Lauper will be in Sydney performing during the week of the Gay and Lesbian Mardi Gras parade. Human rights have always been important to Lauper, raised by a divorced, working-class mother in Brooklyn, among a neighbourhood of “Shakespearean, happy, nutty, sad” people that influenced her unique sense of dress and style.

Lauper almost sounds disappointed that she’s heterosexual. “When I was a kid, all my friends had come out. I thought I was gonna be just like all my friends. Then when I wasn’t, it was weird for me. I had to tell them I was straight.”

In the 1990s, Lauper’s older sister Ellen came out. “With Ellen and my friends, all the people I loved when I was growing up, I got to see discrimination first hand, not just because of the colour of your skin, but because of your preference.”

Lauper once said: “Personally I hope God is a drag queen, so we have a lot to discuss about fashion, makeup and cleavage.” She says now that comment was aimed at “bigots” in a “cookie cutter” society who “stand with the status quo and point at someone who’s not in step”.

Lauper has performed at various Gay Pride events in the US, and in 2007 headlined the inaugural True Colours tour of the US and Canada, alongside Deborah Harry and Margaret Cho, in support of human rights campaigns.

“I always say to Declyn it’s great when you see somebody that’s different from you.

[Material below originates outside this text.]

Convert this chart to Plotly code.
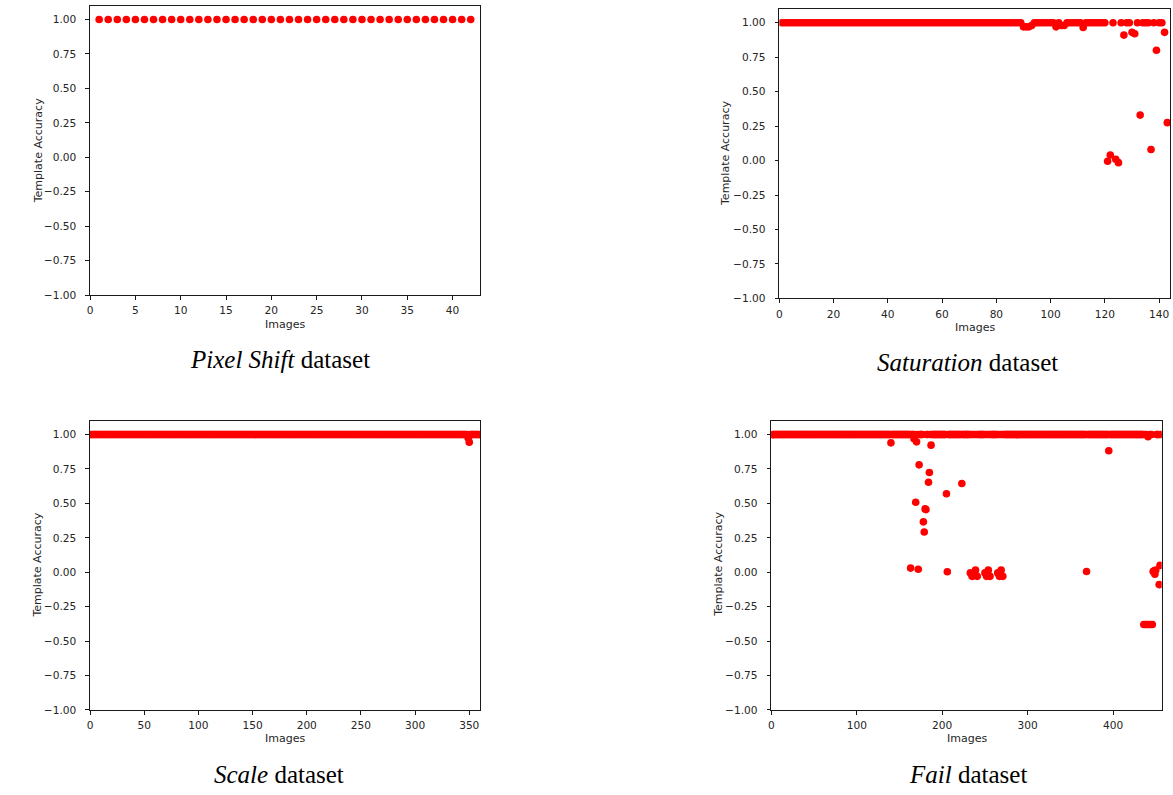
import plotly.graph_objects as go

W, H = 1173, 795

# ---------------- data (template accuracy per image) ----------------
pixel_shift_acc = [
    1, 1, 1, 1, 1, 1, 1, 1, 1, 1,   # 1-10
    1, 1, 1, 1, 1, 1, 1, 1, 1, 1,   # 11-20
    1, 1, 1, 1, 1, 1, 1, 1, 1, 1,   # 21-30
    1, 1, 1, 1, 1, 1, 1, 1, 1, 1,   # 31-40
    1, 1,                           # 41-42
]

saturation_acc = [
    1, 1, 1, 1, 1, 1, 1, 1, 1, 1,                      # 1-10
    1, 1, 1, 1, 1, 1, 1, 1, 1, 1,                      # 11-20
    1, 1, 1, 1, 1, 1, 1, 1, 1, 1,                      # 21-30
    1, 1, 1, 1, 1, 1, 1, 1, 1, 1,                      # 31-40
    1, 1, 1, 1, 1, 1, 1, 1, 1, 1,                      # 41-50
    1, 1, 1, 1, 1, 1, 1, 1, 1, 1,                      # 51-60
    1, 1, 1, 1, 1, 1, 1, 1, 1, 1,                      # 61-70
    1, 1, 1, 1, 1, 1, 1, 1, 1, 1,                      # 71-80
    1, 1, 1, 1, 1, 1, 1, 1, 1, 0.97,                   # 81-90
    0.97, 0.97, 0.98, 1, 1, 1, 1, 1, 1, 1,             # 91-100
    1, 0.97, 1, 0.98, 0.98, 1, 1, 1, 1, 1,             # 101-110
    1, 0.965, 1, 1, 1, 1, 1, 1, 1, 1,                  # 111-120
    -0.005, 0.04, 1, 0.01, -0.015, 1, 0.91, 1, 1, 0.93,  # 121-130
    0.92, 1, 0.33, 1, 1, 1, 0.08, 1, 0.80, 1,          # 131-140
    1, 0.93, 0.275,                                    # 141-143
]

scale_acc = [
    1, 1, 1, 1, 1, 1, 1, 1, 1, 1, 1, 1, 1, 1, 1, 1, 1, 1, 1, 1,   # 1-20
    1, 1, 1, 1, 1, 1, 1, 1, 1, 1, 1, 1, 1, 1, 1, 1, 1, 1, 1, 1,   # 21-40
    1, 1, 1, 1, 1, 1, 1, 1, 1, 1, 1, 1, 1, 1, 1, 1, 1, 1, 1, 1,   # 41-60
    1, 1, 1, 1, 1, 1, 1, 1, 1, 1, 1, 1, 1, 1, 1, 1, 1, 1, 1, 1,   # 61-80
    1, 1, 1, 1, 1, 1, 1, 1, 1, 1, 1, 1, 1, 1, 1, 1, 1, 1, 1, 1,   # 81-100
    1, 1, 1, 1, 1, 1, 1, 1, 1, 1, 1, 1, 1, 1, 1, 1, 1, 1, 1, 1,   # 101-120
    1, 1, 1, 1, 1, 1, 1, 1, 1, 1, 1, 1, 1, 1, 1, 1, 1, 1, 1, 1,   # 121-140
    1, 1, 1, 1, 1, 1, 1, 1, 1, 1, 1, 1, 1, 1, 1, 1, 1, 1, 1, 1,   # 141-160
    1, 1, 1, 1, 1, 1, 1, 1, 1, 1, 1, 1, 1, 1, 1, 1, 1, 1, 1, 1,   # 161-180
    1, 1, 1, 1, 1, 1, 1, 1, 1, 1, 1, 1, 1, 1, 1, 1, 1, 1, 1, 1,   # 181-200
    1, 1, 1, 1, 1, 1, 1, 1, 1, 1, 1, 1, 1, 1, 1, 1, 1, 1, 1, 1,   # 201-220
    1, 1, 1, 1, 1, 1, 1, 1, 1, 1, 1, 1, 1, 1, 1, 1, 1, 1, 1, 1,   # 221-240
    1, 1, 1, 1, 1, 1, 1, 1, 1, 1, 1, 1, 1, 1, 1, 1, 1, 1, 1, 1,   # 241-260
    1, 1, 1, 1, 1, 1, 1, 1, 1, 1, 1, 1, 1, 1, 1, 1, 1, 1, 1, 1,   # 261-280
    1, 1, 1, 1, 1, 1, 1, 1, 1, 1, 1, 1, 1, 1, 1, 1, 1, 1, 1, 1,   # 281-300
    1, 1, 1, 1, 1, 1, 1, 1, 1, 1, 1, 1, 1, 1, 1, 1, 1, 1, 1, 1,   # 301-320
    1, 1, 1, 1, 1, 1, 1, 1, 1, 1, 1, 1, 1, 1, 1, 1, 1, 1, 1, 1,   # 321-340
    1, 1, 1, 1, 1, 1, 1, 1, 0.975, 0.945, 1, 1, 1, 1, 1, 1, 1, 1, 1,  # 341-359
]

fail_acc = [
    1, 1, 1, 1, 1, 1, 1, 1, 1, 1, 1, 1, 1, 1, 1, 1, 1, 1, 1, 1,   # 1-20
    1, 1, 1, 1, 1, 1, 1, 1, 1, 1, 1, 1, 1, 1, 1, 1, 1, 1, 1, 1,   # 21-40
    1, 1, 1, 1, 1, 1, 1, 1, 1, 1, 1, 1, 1, 1, 1, 1, 1, 1, 1, 1,   # 41-60
    1, 1, 1, 1, 1, 1, 1, 1, 1, 1, 1, 1, 1, 1, 1, 1, 1, 1, 1, 1,   # 61-80
    1, 1, 1, 1, 1, 1, 1, 1, 1, 1, 1, 1, 1, 1, 1, 1, 1, 1, 1, 1,   # 81-100
    1, 1, 1, 1, 1, 1, 1, 1, 1, 1, 1, 1, 1, 1, 1, 1, 1, 1, 1, 1,   # 101-120
    1, 1, 1, 1, 1, 1, 1, 1, 1, 1, 1, 1, 1, 1, 1, 1, 1, 1, 1, 0.94,  # 121-140
    1, 1, 1, 1, 1, 1, 1, 1, 1, 1, 1, 1, 1, 1, 1, 1, 1, 1, 1, 1,   # 141-160
    1, 1, 0.03, 1, 1, 1, 0.97, 1, 0.508, 0.947,
    1, 0.022, 0.78, 1, 1, 1, 1, 0.366, 0.292, 0.46,               # 161-180
    0.455, 1, 1, 0.654, 0.724, 1, 0.923, 1, 1, 1,
    1, 1, 1, 1, 1, 1, 1, 1, 1, 1,                                 # 181-200
    1, 1, 1, 1, 0.57, 0.003, 1, 1, 1, 1,
    1, 1, 1, 1, 1, 1, 1, 1, 1, 1,                                 # 201-220
    1, 1, 0.645, 1, 1, 1, 1, 1, 1, 1,
    1, 1, -0.005, 1, -0.03, 1, -0.025, 1, 0.015, 1,               # 221-240
    -0.03, 1, 1, 1, 1, 1, 1, 1, 1, -0.005,
    1, -0.03, 1, 0.015, 1, -0.03, 1, 1, 1, 1,                     # 241-260
    1, 1, 1, 1, -0.005, 1, -0.03, 1, 0.015, 1,
    -0.03, 1, 1, 1, 1, 1, 1, 1, 1, 1,                             # 261-280
    1, 1, 1, 1, 1, 1, 1, 1, 1, 1, 1, 1, 1, 1, 1, 1, 1, 1, 1, 1,   # 281-300
    1, 1, 1, 1, 1, 1, 1, 1, 1, 1, 1, 1, 1, 1, 1, 1, 1, 1, 1, 1,   # 301-320
    1, 1, 1, 1, 1, 1, 1, 1, 1, 1, 1, 1, 1, 1, 1, 1, 1, 1, 1, 1,   # 321-340
    1, 1, 1, 1, 1, 1, 1, 1, 1, 1, 1, 1, 1, 1, 1, 1, 1, 1, 1, 1,   # 341-360
    1, 1, 1, 1, 1, 1, 1, 1, 0.005, 1, 1, 1, 1, 1, 1, 1, 1, 1, 1, 1,  # 361-380
    1, 1, 1, 1, 1, 1, 1, 1, 1, 1, 1, 1, 1, 1, 0.882, 1, 1, 1, 1, 1,  # 381-400
    1, 1, 1, 1, 1, 1, 1, 1, 1, 1, 1, 1, 1, 1, 1, 1, 1, 1, 1, 1,   # 401-420
    1, 1, 1, 1, 1, 1, 1, 1, 1, 1, 1, 1, 1, 1, 1,
    -0.38, 1, -0.38, 1, -0.38,                                    # 421-440
    0.985, -0.38, 1, -0.38, 1, -0.38, 0.005, 0.01, -0.015, 0.015,
    1, 1, 1, -0.09, 0.05, 1,                                      # 441-456
]

y_ticks = [-1.0, -0.75, -0.5, -0.25, 0.0, 0.25, 0.5, 0.75, 1.0]
y_range = [-1.0, 1.1]

captions = ["<i>Pixel Shift</i> dataset", "<i>Saturation</i> dataset",
            "<i>Scale</i> dataset", "<i>Fail</i> dataset"]
series = [pixel_shift_acc, saturation_acc, scale_acc, fail_acc]
x_dticks = [5, 20, 50, 100]

# ---------------- layout geometry (pixels) ----------------
# (left, right, top, bottom) of each axes box
boxes = [(87.3, 478.0, 5.7, 297.3),
         (778.3, 1170.0, 9.0, 300.7),
         (87.3, 478.3, 424.0, 715.3),
         (770.3, 1161.7, 424.0, 715.3)]
ytitle_pos = [(35, 151.5), (725, 155), (35, 569), (718, 569)]
xtitle_pos = [(282.7, 327), (974, 330), (282.8, 744.5), (966, 744.5)]
caption_pos = [(277.5, 362), (966.7, 365), (276.5, 780), (967, 780)]

TICKFONT = dict(family="DejaVu Sans", size=10.6, color="#262626")
TITLEFONT = dict(family="DejaVu Sans", size=11, color="#262626")

fig = go.Figure()
layout = dict(width=W, height=H, margin=dict(l=0, r=0, t=0, b=0),
              paper_bgcolor="white", plot_bgcolor="white", showlegend=False,
              annotations=[])

for i, (vals, dt, box) in enumerate(zip(series, x_dticks, boxes)):
    n = i + 1
    sfx = "" if n == 1 else str(n)
    xs = list(range(1, len(vals) + 1))
    fig.add_trace(go.Scatter(
        x=xs, y=vals, mode="markers",
        marker=dict(color="#ff0000", size=7.6, line=dict(width=0)),
        xaxis="x" + sfx, yaxis="y" + sfx, cliponaxis=True,
    ))
    l, r, t, b = box
    common = dict(showline=True, mirror=True, linecolor="#1a1a1a", linewidth=1,
                  ticks="outside", ticklen=3.7, tickwidth=1, tickcolor="#1a1a1a",
                  showgrid=False, zeroline=False, tickfont=TICKFONT)
    layout["xaxis" + sfx] = dict(domain=[l / W, r / W], anchor="y" + sfx,
                                 range=[0, len(vals) + 1], tick0=0, dtick=dt,
                                 ticklabelstandoff=2, **common)
    layout["yaxis" + sfx] = dict(domain=[1 - b / H, 1 - t / H], anchor="x" + sfx,
                                 range=y_range, tickvals=y_ticks, tickformat=".2f",
                                 ticklabelstandoff=7, **common)
    yx, yy = ytitle_pos[i]
    layout["annotations"].append(dict(
        text="Template Accuracy", x=yx / W, y=1 - yy / H, xref="paper", yref="paper",
        textangle=-90, showarrow=False, xanchor="center", yanchor="middle",
        font=TITLEFONT))
    xx, xy = xtitle_pos[i]
    layout["annotations"].append(dict(
        text="Images", x=xx / W, y=1 - xy / H, xref="paper", yref="paper",
        showarrow=False, xanchor="center", yanchor="middle", font=TITLEFONT))
    cx, cy = caption_pos[i]
    layout["annotations"].append(dict(
        text=captions[i], x=cx / W, y=1 - cy / H, xref="paper", yref="paper",
        showarrow=False, xanchor="center", yanchor="middle",
        font=dict(family="Liberation Serif", size=25, color="black")))

fig.update_layout(**layout)
fig.write_html("out.html")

I always count my blessings when I do, because if there wasn’t someone who was different from me there would be this uniformity that everyone has to conform and be the same thing; dress the same way, wear their hair the same way. That’s what its almost become now.

“But thank goodness people are different because otherwise it would be a really boring, scary world.”

Cyndi Lauper plays Sydney's State Theatre on February 29, March 1 and 2.